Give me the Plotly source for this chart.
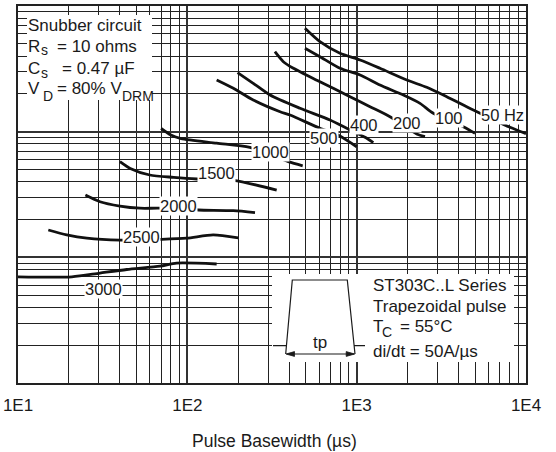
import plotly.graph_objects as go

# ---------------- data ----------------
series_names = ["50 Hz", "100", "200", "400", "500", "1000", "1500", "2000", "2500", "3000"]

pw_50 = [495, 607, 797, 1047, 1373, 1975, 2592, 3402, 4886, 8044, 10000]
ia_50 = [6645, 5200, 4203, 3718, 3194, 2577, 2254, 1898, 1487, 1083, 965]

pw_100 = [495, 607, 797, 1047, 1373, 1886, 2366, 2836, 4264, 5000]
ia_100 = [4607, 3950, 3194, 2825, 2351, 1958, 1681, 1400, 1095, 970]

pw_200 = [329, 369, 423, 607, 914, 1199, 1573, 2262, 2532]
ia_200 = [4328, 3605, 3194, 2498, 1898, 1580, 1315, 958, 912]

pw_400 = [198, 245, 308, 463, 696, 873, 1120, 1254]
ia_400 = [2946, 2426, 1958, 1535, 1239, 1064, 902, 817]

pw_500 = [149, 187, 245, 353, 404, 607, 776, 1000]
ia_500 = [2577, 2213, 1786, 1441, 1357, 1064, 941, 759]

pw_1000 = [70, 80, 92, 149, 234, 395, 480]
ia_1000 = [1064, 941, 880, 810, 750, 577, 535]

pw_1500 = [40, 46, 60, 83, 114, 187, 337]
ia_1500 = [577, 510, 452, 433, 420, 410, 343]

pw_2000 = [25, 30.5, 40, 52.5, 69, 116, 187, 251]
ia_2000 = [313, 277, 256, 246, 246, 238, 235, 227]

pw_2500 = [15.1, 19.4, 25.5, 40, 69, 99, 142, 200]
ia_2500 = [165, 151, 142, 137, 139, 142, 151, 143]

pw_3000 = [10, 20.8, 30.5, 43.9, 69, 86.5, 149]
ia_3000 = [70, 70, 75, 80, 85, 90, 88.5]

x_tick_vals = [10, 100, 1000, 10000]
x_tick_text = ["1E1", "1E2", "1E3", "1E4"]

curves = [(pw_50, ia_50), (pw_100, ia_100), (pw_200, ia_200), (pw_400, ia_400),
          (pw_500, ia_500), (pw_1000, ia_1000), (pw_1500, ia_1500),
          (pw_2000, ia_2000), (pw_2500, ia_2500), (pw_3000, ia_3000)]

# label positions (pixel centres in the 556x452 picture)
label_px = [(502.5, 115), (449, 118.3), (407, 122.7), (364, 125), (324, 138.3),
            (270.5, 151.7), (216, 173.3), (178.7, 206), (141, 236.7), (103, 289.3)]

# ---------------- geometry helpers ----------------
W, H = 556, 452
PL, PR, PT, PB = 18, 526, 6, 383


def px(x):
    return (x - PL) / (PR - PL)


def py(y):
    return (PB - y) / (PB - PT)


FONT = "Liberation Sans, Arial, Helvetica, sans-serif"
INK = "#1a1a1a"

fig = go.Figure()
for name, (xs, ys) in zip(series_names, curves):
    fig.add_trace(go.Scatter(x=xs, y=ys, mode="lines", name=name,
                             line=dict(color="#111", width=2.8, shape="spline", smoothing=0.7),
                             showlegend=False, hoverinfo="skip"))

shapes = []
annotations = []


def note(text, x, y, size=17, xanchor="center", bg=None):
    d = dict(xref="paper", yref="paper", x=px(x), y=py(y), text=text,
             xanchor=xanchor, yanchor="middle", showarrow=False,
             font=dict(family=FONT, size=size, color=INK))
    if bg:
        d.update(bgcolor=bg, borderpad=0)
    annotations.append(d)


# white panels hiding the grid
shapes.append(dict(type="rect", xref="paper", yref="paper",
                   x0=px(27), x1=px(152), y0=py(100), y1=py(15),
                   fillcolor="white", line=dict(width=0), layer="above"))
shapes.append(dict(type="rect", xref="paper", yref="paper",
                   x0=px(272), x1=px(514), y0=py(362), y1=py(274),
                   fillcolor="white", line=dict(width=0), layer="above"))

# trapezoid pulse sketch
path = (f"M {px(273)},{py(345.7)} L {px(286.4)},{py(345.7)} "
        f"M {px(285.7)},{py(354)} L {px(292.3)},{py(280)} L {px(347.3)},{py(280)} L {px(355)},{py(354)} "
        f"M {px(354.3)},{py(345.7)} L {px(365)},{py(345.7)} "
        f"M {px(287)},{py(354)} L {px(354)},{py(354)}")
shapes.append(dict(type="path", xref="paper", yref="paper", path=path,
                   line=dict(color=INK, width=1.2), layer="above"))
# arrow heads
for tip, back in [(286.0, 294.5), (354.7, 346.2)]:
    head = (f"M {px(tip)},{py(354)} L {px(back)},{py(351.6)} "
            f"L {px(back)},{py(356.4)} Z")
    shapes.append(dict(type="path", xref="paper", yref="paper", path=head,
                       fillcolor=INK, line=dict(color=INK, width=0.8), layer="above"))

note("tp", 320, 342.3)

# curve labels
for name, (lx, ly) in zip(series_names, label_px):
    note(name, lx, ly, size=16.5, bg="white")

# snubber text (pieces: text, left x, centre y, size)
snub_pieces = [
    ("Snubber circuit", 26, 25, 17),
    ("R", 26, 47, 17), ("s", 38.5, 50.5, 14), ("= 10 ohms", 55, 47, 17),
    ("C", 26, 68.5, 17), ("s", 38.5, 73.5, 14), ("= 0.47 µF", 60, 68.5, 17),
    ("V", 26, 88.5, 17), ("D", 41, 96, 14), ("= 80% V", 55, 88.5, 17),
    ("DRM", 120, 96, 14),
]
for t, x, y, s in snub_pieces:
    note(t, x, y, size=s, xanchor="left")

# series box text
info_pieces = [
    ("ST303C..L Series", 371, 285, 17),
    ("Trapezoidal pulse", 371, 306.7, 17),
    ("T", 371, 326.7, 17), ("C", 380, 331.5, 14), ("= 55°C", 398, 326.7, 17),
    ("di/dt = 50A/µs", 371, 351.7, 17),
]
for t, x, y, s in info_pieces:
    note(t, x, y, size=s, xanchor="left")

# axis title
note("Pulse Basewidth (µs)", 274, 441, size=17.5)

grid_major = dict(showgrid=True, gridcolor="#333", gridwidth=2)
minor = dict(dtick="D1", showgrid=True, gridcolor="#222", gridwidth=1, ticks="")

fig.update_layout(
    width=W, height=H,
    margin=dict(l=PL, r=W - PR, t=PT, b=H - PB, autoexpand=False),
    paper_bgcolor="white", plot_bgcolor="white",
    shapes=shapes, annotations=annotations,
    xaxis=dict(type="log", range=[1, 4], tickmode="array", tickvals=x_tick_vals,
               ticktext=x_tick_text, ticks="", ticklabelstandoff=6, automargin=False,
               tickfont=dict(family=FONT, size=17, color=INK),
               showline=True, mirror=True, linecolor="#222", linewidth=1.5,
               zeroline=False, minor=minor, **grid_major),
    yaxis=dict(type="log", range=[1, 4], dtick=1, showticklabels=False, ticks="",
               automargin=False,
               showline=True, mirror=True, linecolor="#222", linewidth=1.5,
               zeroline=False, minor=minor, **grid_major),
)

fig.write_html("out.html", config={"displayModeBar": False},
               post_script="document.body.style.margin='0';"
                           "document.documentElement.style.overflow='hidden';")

* * *

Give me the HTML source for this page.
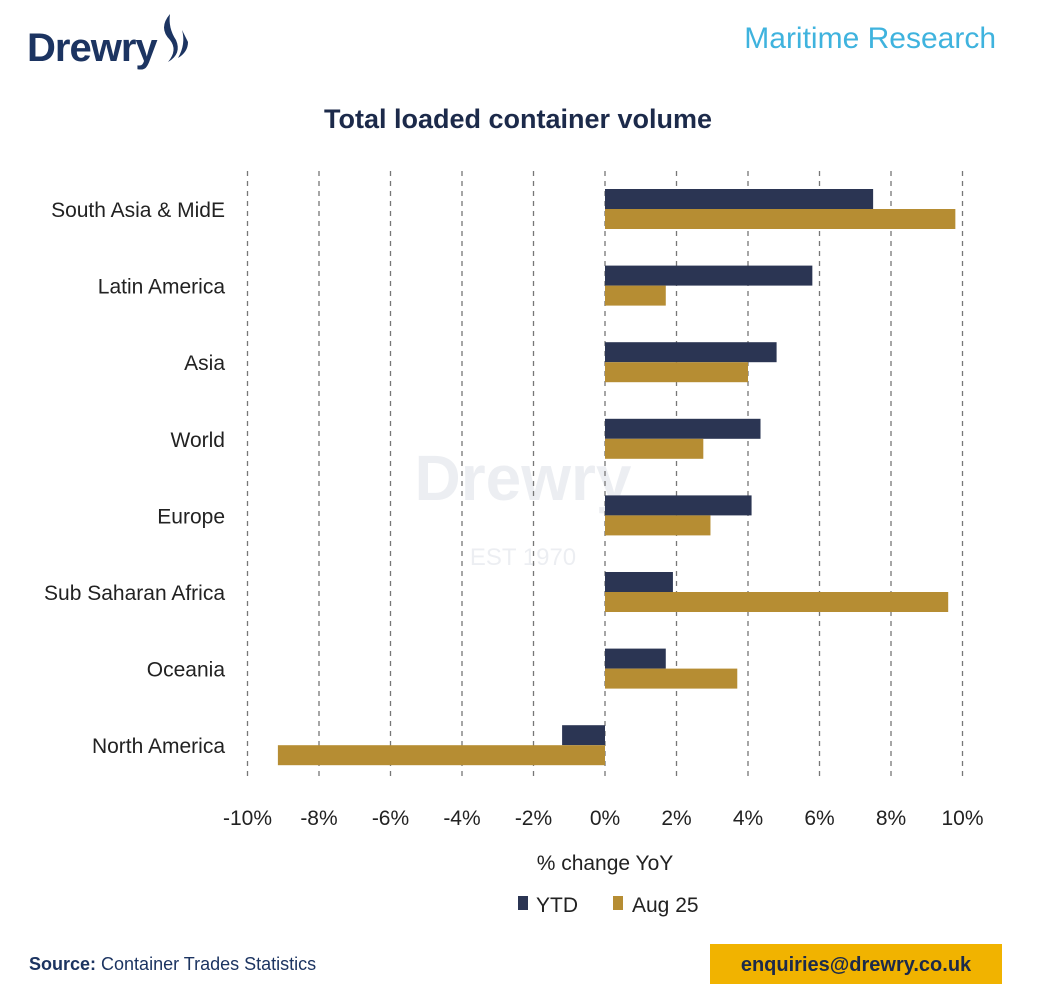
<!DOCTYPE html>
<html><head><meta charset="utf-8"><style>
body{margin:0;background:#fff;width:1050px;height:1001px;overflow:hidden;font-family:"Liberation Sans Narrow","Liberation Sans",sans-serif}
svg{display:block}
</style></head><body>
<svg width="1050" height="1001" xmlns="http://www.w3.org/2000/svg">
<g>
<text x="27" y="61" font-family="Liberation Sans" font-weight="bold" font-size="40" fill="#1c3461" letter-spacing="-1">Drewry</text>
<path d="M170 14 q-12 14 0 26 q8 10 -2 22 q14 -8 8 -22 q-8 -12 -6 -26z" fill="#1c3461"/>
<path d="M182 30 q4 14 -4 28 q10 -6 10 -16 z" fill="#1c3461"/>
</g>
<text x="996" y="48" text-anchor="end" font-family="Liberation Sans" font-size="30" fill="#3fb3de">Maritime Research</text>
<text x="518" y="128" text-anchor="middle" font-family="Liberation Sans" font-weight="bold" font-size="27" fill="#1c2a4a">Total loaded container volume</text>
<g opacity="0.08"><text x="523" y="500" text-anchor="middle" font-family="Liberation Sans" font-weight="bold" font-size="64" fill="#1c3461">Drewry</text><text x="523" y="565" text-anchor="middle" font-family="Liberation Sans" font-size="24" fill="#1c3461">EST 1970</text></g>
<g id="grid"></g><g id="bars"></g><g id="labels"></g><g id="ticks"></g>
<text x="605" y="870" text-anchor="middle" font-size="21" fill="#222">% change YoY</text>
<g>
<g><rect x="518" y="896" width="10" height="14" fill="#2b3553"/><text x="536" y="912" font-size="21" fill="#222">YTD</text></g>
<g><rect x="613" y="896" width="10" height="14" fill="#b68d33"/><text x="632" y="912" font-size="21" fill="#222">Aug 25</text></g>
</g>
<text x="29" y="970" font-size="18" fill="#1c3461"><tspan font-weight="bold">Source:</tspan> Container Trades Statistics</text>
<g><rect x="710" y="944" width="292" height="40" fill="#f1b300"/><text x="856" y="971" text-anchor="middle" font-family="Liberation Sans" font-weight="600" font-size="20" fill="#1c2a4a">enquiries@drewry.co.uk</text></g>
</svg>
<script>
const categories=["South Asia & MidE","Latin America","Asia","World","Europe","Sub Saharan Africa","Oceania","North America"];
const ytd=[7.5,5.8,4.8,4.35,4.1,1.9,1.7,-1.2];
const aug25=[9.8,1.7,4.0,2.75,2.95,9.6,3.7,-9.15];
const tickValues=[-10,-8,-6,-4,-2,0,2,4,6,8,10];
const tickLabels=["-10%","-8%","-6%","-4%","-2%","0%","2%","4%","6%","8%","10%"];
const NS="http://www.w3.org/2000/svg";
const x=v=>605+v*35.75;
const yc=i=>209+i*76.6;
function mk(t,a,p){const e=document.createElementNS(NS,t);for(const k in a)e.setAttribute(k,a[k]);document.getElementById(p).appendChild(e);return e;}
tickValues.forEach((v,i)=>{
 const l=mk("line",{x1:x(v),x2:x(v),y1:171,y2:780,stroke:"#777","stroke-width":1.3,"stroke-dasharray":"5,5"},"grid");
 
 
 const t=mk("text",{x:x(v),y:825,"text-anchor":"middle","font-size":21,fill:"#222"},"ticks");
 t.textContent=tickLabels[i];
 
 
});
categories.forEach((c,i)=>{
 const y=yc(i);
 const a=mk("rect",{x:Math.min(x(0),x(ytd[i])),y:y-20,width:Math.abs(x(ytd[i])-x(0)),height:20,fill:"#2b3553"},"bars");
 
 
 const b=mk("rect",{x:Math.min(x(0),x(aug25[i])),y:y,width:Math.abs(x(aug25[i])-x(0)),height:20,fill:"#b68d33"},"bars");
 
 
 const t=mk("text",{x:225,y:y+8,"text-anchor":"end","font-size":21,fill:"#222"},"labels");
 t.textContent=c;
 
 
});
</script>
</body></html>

...

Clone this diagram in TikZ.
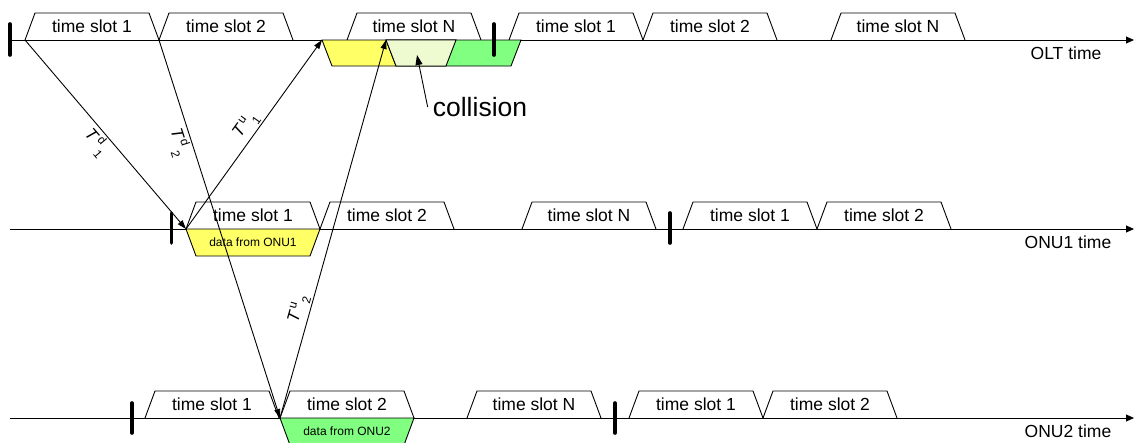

TASK INSTRUCTIONS:
Which lines hold the string "Give"? Copy all of them from the data above.

TASK SOLUTION:
Give me the Plotly source for this chart.
Give me the HTML source for this page.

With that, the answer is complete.